There are several possible interpretations of the image. I gravitate towards ambiguity, and the possibility of divergent simultaneous perspectives. Ambiguity allows for seeing something from two perspectives at once, and is something that’s critically lacking in a lot of political perspectives which attempt to have all the clearly defined answers, and do not allow for another vantage point.
Here, for example, we can see the saucer as either coming, leaving, or overseeing. I intended it to be ominous and threatening, with lightning and tendrils coming from it. It is also austere and impenetrable. The saucer could be abandoning the alien, or us (perhaps out of disappointment), or it could be coming for vengeance. Alternatively there need be no humans in this at all, and the scenario could take place entirely on another planet. I’m not going to spell out all the possible interpretations, and prefer to leave something for the viewer to ponder.
As the image relates to the traditional crucifixion, two phenomenon stand out to me. One is the conviction of someone who is willing to die for his or her beliefs, and the other is the conviction of people who are willing to kill someone for his or her beliefs.
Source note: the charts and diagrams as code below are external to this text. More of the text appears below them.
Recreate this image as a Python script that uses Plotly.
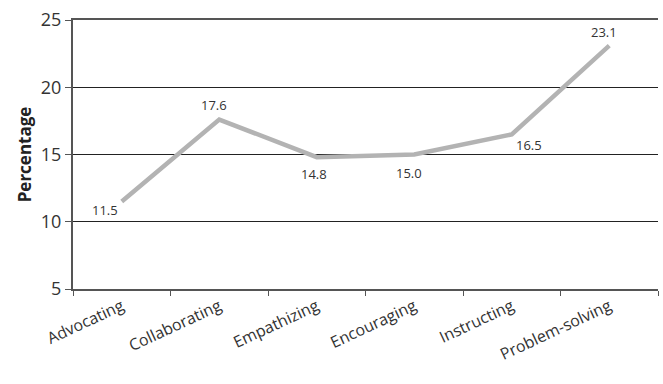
import plotly.graph_objects as go

categories = ["Advocating", "Collaborating", "Empathizing", "Encouraging", "Instructing", "Problem-solving"]
values = [11.5, 17.6, 14.8, 15.0, 16.5, 23.1]
label_text = ["11.5", "17.6", "14.8", "15.0", "16.5", "23.1"]
# label offsets in pixels (style only)
label_dx = [-17, -5, -3, -5, 17, -5]
label_dy = [-8, 15, -17, -18, -11, 14]
y_ticks = [5, 10, 15, 20, 25]

font_family = "Open Sans, Noto Sans, sans-serif"

fig = go.Figure()
fig.add_trace(go.Scatter(
    x=categories, y=values, mode="lines",
    line=dict(color="#b3b3b3", width=4.5),
    showlegend=False,
))

for c, v, t, dx, dy in zip(categories, values, label_text, label_dx, label_dy):
    fig.add_annotation(
        x=c, y=v, text=t, showarrow=False, xshift=dx, yshift=dy,
        font=dict(family=font_family, size=13, color="#333333"),
    )

fig.update_layout(
    width=663, height=384,
    margin=dict(l=73, r=5, t=20, b=95),
    plot_bgcolor="white", paper_bgcolor="white",
    font=dict(family=font_family, color="#333333"),
)
fig.update_xaxes(
    range=[-0.5, 5.5], autorange=False,
    tickson="boundaries", ticks="outside", ticklen=5, tickcolor="#555555",
    showline=True, linecolor="#555555", linewidth=2, mirror=True,
    showgrid=False, tickangle=-25,
    tickfont=dict(family=font_family, size=16, color="#333333"),
)
fig.update_yaxes(
    range=[5, 25], tickvals=y_ticks, ticks="outside", ticklen=6, tickcolor="#555555",
    showline=True, linecolor="#555555", linewidth=2,
    showgrid=True, gridcolor="#222222", gridwidth=1, zeroline=False,
    tickfont=dict(family=font_family, size=18, color="#333333"),
    title=dict(text="<b>Percentage</b>", font=dict(family=font_family, size=17, color="#222222"), standoff=5),
)

fig.write_html("out.html")
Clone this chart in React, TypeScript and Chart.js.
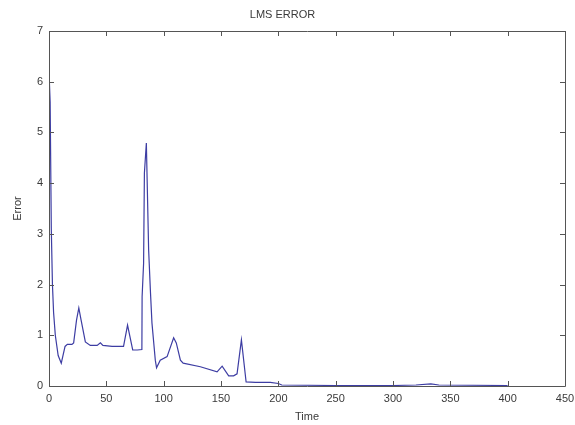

This stresses the importance people attach to beliefs, and the capacity of humans to hold entirely separate and antagonistic views as the only and incontestable truth. As I get older I can recognize absolute beliefs more clearly, and the danger they represent.
However one slices it, this is a spiritual image of sorts, even if it’s just a kind of pseudo-awe for atheists, existentialists, or postmodernists raised on sci-fi movies. I did intend for it to have some of the gravitas of an art historical crucifixion, as well as deal with the death of the ego, scapegoating, and humiliation. If you look up at the saucer and down at the alien there is a sense of physical space, and then the focus of the image is the dying alien’s glowing eyes, which you may be tempted to tilt your head to look into.
Oh, and I forgot to say what the meaning of “Golgolon” was. There is no meaning. It’s just meant to be suggestive. It could be the name of the alien, the event, or the place where the scene transpires… It is meant to sound appropriately alien and in accordance with the theme.